9. [Farkas] What does Farkas’s Lemma describe in terms of matrix equations?

Solution

It describes an "either-or" alternative: Either there exists \(x \ge 0\) such that \(Ax=b\) (the target point is in the cone), or there exists \(y\) such that \(A^T y \ge 0\) and \(b^T y < 0\) (a hyperplane separates the target from the cone). This is the algebraic template for existence proofs in constrained optimization.

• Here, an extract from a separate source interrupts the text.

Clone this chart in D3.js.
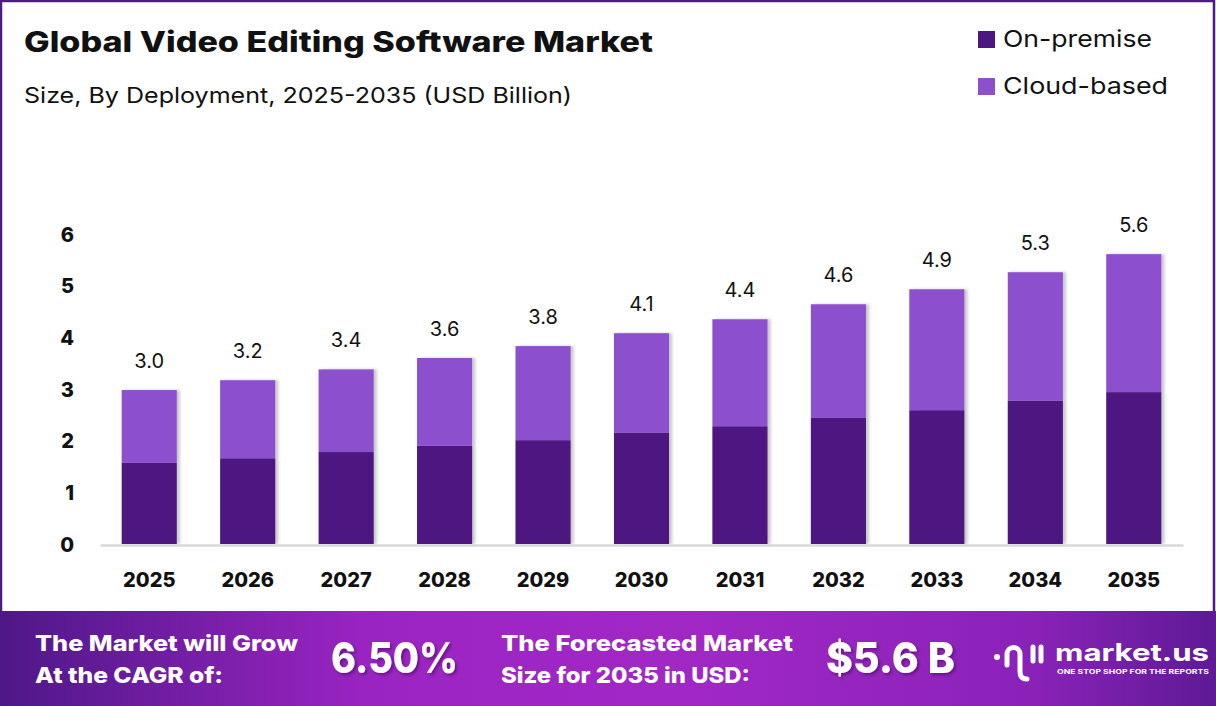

10. [Application] What is \(\ell_1\)-minimization in "Compressed Sensing"?

Solution

Explanation: We seek the sparsest solution (\(\min \|\mathbf{x}\|_0\)) subject to \(A\mathbf{x} = \mathbf{b}\). Since \(\ell_0\) optimization is NP-hard, linear algebra proves that under certain conditions (the RIP property), it can be exactly replaced by linear programming (\(\min \|\mathbf{x}\|_1\)). This reduction to convex optimization is a milestone in modern signal processing.

Chapter Summary

Linear algebra is the engine and the measure of optimization theory:

  1. Geometric Perspective: It transforms dry numerical constraints into polyhedra and cones in high-dimensional space, establishing geometric paths for finding optima.
  2. Duality Harmony: Strong duality reveals the deep algebraic balance within optimization, proving that the lower bound of cost and the upper bound of value must coincide at the optimum.
  3. From Vectors to Operators: The leap from LP to SDP marks the transition of linear algebra from handling simple discrete allocations to complex system stability and structural matrix optimization—the necessary path to modern AI algorithms.